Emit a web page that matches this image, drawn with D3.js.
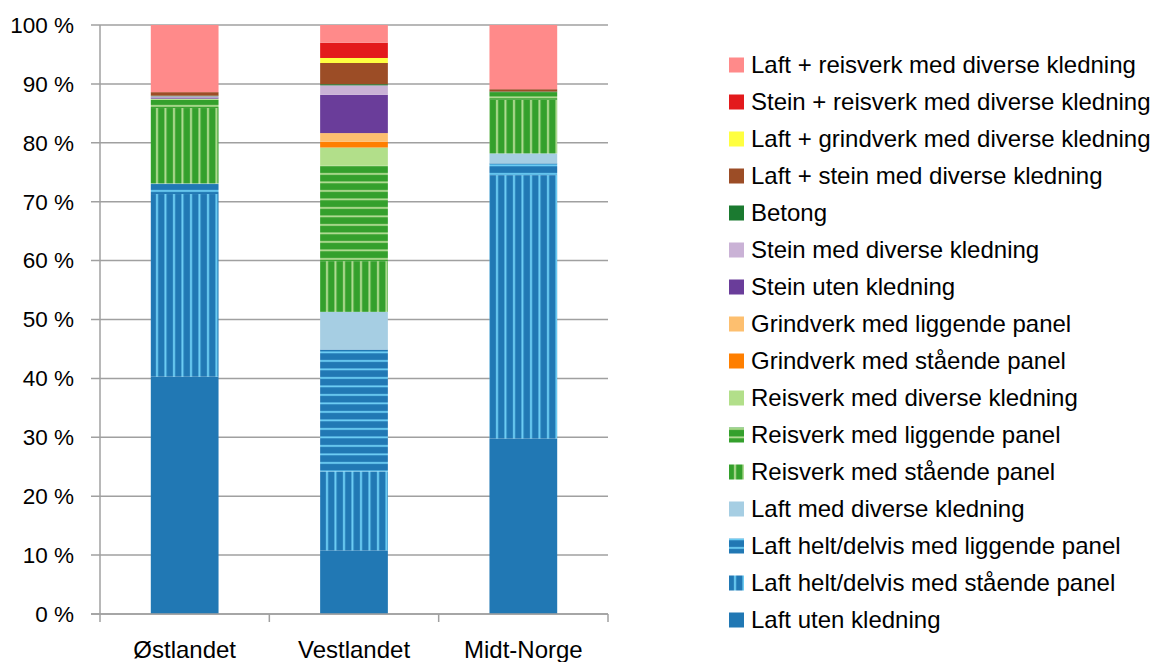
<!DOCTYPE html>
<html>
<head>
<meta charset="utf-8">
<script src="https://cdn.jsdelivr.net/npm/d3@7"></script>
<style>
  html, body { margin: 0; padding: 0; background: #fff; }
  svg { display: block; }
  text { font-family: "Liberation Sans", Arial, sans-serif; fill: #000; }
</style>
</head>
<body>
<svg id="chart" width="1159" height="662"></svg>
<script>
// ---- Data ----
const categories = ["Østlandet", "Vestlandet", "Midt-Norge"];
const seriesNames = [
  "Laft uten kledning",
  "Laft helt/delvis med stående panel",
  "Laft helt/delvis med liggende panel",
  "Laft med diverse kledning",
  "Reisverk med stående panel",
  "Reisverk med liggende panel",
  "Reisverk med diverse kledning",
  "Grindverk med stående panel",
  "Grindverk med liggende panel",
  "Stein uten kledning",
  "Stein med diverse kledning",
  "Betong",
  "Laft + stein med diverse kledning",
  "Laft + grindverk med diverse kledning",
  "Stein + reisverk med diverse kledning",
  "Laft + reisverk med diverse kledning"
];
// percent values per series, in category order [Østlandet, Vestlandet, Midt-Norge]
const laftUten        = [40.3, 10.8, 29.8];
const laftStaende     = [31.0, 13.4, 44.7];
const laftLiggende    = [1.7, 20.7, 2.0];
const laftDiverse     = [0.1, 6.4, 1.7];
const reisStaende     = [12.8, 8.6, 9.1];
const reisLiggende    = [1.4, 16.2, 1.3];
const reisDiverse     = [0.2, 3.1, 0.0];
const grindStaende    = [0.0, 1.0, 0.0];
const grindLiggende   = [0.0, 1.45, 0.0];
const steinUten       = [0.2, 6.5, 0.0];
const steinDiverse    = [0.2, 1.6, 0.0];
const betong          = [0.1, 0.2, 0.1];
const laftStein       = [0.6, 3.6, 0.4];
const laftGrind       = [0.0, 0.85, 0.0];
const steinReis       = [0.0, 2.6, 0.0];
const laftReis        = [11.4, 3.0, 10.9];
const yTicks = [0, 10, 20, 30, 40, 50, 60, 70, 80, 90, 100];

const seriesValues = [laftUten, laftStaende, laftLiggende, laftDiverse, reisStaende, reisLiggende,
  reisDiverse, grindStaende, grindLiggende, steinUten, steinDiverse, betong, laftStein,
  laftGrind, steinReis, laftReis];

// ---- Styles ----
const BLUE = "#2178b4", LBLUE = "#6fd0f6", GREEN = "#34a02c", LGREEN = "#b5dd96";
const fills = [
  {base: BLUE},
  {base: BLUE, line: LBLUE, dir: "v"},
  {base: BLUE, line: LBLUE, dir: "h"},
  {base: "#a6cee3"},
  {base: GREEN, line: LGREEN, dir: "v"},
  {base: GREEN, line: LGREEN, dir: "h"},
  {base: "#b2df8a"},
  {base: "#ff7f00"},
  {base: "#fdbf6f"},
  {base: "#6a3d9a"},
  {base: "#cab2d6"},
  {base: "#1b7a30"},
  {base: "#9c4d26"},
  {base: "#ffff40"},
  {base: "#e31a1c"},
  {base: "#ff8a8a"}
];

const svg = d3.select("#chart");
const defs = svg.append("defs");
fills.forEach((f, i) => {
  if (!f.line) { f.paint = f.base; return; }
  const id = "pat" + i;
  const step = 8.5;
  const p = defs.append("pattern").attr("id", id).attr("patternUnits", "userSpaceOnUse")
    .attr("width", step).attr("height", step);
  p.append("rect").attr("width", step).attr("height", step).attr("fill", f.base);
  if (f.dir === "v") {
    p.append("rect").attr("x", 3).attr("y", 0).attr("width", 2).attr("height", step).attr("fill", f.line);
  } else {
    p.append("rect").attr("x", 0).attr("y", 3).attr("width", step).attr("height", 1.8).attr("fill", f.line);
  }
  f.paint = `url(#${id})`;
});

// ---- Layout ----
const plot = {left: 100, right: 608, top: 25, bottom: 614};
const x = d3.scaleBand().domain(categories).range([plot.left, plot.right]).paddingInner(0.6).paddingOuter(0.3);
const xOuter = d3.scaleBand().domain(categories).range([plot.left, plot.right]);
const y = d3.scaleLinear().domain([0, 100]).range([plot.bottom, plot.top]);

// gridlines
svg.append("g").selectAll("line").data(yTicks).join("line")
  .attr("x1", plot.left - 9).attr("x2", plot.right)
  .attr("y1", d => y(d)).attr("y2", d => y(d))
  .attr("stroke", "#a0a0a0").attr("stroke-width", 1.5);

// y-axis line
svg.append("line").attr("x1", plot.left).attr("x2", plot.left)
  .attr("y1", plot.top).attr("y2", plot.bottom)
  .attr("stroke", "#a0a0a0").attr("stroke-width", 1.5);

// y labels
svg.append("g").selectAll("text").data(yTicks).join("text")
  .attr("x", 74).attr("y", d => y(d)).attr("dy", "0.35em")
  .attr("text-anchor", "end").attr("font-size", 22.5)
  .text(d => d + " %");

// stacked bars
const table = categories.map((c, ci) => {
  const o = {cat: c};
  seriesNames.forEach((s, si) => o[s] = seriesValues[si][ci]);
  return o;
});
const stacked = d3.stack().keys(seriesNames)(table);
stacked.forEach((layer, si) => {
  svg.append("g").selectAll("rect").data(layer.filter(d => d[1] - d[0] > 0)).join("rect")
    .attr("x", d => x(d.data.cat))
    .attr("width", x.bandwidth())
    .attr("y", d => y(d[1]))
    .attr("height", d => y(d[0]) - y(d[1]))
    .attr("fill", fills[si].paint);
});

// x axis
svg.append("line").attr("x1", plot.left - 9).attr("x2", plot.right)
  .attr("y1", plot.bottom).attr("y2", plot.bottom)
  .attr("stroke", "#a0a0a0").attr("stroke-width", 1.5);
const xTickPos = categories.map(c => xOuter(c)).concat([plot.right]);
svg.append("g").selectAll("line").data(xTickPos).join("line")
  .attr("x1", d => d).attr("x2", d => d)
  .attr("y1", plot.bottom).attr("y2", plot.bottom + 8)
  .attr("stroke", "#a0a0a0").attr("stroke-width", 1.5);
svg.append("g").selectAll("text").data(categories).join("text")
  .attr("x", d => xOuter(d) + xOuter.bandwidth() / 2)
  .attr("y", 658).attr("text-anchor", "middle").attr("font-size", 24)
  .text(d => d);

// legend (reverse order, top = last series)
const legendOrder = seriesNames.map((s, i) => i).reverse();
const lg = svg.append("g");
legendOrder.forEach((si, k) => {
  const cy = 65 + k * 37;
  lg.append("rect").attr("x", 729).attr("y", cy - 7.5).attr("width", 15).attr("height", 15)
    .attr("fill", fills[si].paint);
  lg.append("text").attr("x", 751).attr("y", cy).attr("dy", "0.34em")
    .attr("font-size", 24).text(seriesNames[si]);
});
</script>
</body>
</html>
..............................
**What the exercise asks:** Your copy of the data above should match it exactly, except that pictures are left out.

**Full response:**
Emit a web page that matches this image, drawn with D3.js.
<!DOCTYPE html>
<html>
<head>
<meta charset="utf-8">
<script src="https://cdn.jsdelivr.net/npm/d3@7"></script>
<style>
  html, body { margin: 0; padding: 0; background: #fff; }
  svg { display: block; }
  text { font-family: "Liberation Sans", Arial, sans-serif; fill: #000; }
</style>
</head>
<body>
<svg id="chart" width="1159" height="662"></svg>
<script>
// ---- Data ----
const categories = ["Østlandet", "Vestlandet", "Midt-Norge"];
const seriesNames = [
  "Laft uten kledning",
  "Laft helt/delvis med stående panel",
  "Laft helt/delvis med liggende panel",
  "Laft med diverse kledning",
  "Reisverk med stående panel",
  "Reisverk med liggende panel",
  "Reisverk med diverse kledning",
  "Grindverk med stående panel",
  "Grindverk med liggende panel",
  "Stein uten kledning",
  "Stein med diverse kledning",
  "Betong",
  "Laft + stein med diverse kledning",
  "Laft + grindverk med diverse kledning",
  "Stein + reisverk med diverse kledning",
  "Laft + reisverk med diverse kledning"
];
// percent values per series, in category order [Østlandet, Vestlandet, Midt-Norge]
const laftUten        = [40.3, 10.8, 29.8];
const laftStaende     = [31.0, 13.4, 44.7];
const laftLiggende    = [1.7, 20.7, 2.0];
const laftDiverse     = [0.1, 6.4, 1.7];
const reisStaende     = [12.8, 8.6, 9.1];
const reisLiggende    = [1.4, 16.2, 1.3];
const reisDiverse     = [0.2, 3.1, 0.0];
const grindStaende    = [0.0, 1.0, 0.0];
const grindLiggende   = [0.0, 1.45, 0.0];
const steinUten       = [0.2, 6.5, 0.0];
const steinDiverse    = [0.2, 1.6, 0.0];
const betong          = [0.1, 0.2, 0.1];
const laftStein       = [0.6, 3.6, 0.4];
const laftGrind       = [0.0, 0.85, 0.0];
const steinReis       = [0.0, 2.6, 0.0];
const laftReis        = [11.4, 3.0, 10.9];
const yTicks = [0, 10, 20, 30, 40, 50, 60, 70, 80, 90, 100];

const seriesValues = [laftUten, laftStaende, laftLiggende, laftDiverse, reisStaende, reisLiggende,
  reisDiverse, grindStaende, grindLiggende, steinUten, steinDiverse, betong, laftStein,
  laftGrind, steinReis, laftReis];

// ---- Styles ----
const BLUE = "#2178b4", LBLUE = "#6fd0f6", GREEN = "#34a02c", LGREEN = "#b5dd96";
const fills = [
  {base: BLUE},
  {base: BLUE, line: LBLUE, dir: "v"},
  {base: BLUE, line: LBLUE, dir: "h"},
  {base: "#a6cee3"},
  {base: GREEN, line: LGREEN, dir: "v"},
  {base: GREEN, line: LGREEN, dir: "h"},
  {base: "#b2df8a"},
  {base: "#ff7f00"},
  {base: "#fdbf6f"},
  {base: "#6a3d9a"},
  {base: "#cab2d6"},
  {base: "#1b7a30"},
  {base: "#9c4d26"},
  {base: "#ffff40"},
  {base: "#e31a1c"},
  {base: "#ff8a8a"}
];

const svg = d3.select("#chart");
const defs = svg.append("defs");
fills.forEach((f, i) => {
  if (!f.line) { f.paint = f.base; return; }
  const id = "pat" + i;
  const step = 8.5;
  const p = defs.append("pattern").attr("id", id).attr("patternUnits", "userSpaceOnUse")
    .attr("width", step).attr("height", step);
  p.append("rect").attr("width", step).attr("height", step).attr("fill", f.base);
  if (f.dir === "v") {
    p.append("rect").attr("x", 3).attr("y", 0).attr("width", 2).attr("height", step).attr("fill", f.line);
  } else {
    p.append("rect").attr("x", 0).attr("y", 3).attr("width", step).attr("height", 1.8).attr("fill", f.line);
  }
  f.paint = `url(#${id})`;
});

// ---- Layout ----
const plot = {left: 100, right: 608, top: 25, bottom: 614};
const x = d3.scaleBand().domain(categories).range([plot.left, plot.right]).paddingInner(0.6).paddingOuter(0.3);
const xOuter = d3.scaleBand().domain(categories).range([plot.left, plot.right]);
const y = d3.scaleLinear().domain([0, 100]).range([plot.bottom, plot.top]);

// gridlines
svg.append("g").selectAll("line").data(yTicks).join("line")
  .attr("x1", plot.left - 9).attr("x2", plot.right)
  .attr("y1", d => y(d)).attr("y2", d => y(d))
  .attr("stroke", "#a0a0a0").attr("stroke-width", 1.5);

// y-axis line
svg.append("line").attr("x1", plot.left).attr("x2", plot.left)
  .attr("y1", plot.top).attr("y2", plot.bottom)
  .attr("stroke", "#a0a0a0").attr("stroke-width", 1.5);

// y labels
svg.append("g").selectAll("text").data(yTicks).join("text")
  .attr("x", 74).attr("y", d => y(d)).attr("dy", "0.35em")
  .attr("text-anchor", "end").attr("font-size", 22.5)
  .text(d => d + " %");

// stacked bars
const table = categories.map((c, ci) => {
  const o = {cat: c};
  seriesNames.forEach((s, si) => o[s] = seriesValues[si][ci]);
  return o;
});
const stacked = d3.stack().keys(seriesNames)(table);
stacked.forEach((layer, si) => {
  svg.append("g").selectAll("rect").data(layer.filter(d => d[1] - d[0] > 0)).join("rect")
    .attr("x", d => x(d.data.cat))
    .attr("width", x.bandwidth())
    .attr("y", d => y(d[1]))
    .attr("height", d => y(d[0]) - y(d[1]))
    .attr("fill", fills[si].paint);
});

// x axis
svg.append("line").attr("x1", plot.left - 9).attr("x2", plot.right)
  .attr("y1", plot.bottom).attr("y2", plot.bottom)
  .attr("stroke", "#a0a0a0").attr("stroke-width", 1.5);
const xTickPos = categories.map(c => xOuter(c)).concat([plot.right]);
svg.append("g").selectAll("line").data(xTickPos).join("line")
  .attr("x1", d => d).attr("x2", d => d)
  .attr("y1", plot.bottom).attr("y2", plot.bottom + 8)
  .attr("stroke", "#a0a0a0").attr("stroke-width", 1.5);
svg.append("g").selectAll("text").data(categories).join("text")
  .attr("x", d => xOuter(d) + xOuter.bandwidth() / 2)
  .attr("y", 658).attr("text-anchor", "middle").attr("font-size", 24)
  .text(d => d);

// legend (reverse order, top = last series)
const legendOrder = seriesNames.map((s, i) => i).reverse();
const lg = svg.append("g");
legendOrder.forEach((si, k) => {
  const cy = 65 + k * 37;
  lg.append("rect").attr("x", 729).attr("y", cy - 7.5).attr("width", 15).attr("height", 15)
    .attr("fill", fills[si].paint);
  lg.append("text").attr("x", 751).attr("y", cy).attr("dy", "0.34em")
    .attr("font-size", 24).text(seriesNames[si]);
});
</script>
</body>
</html>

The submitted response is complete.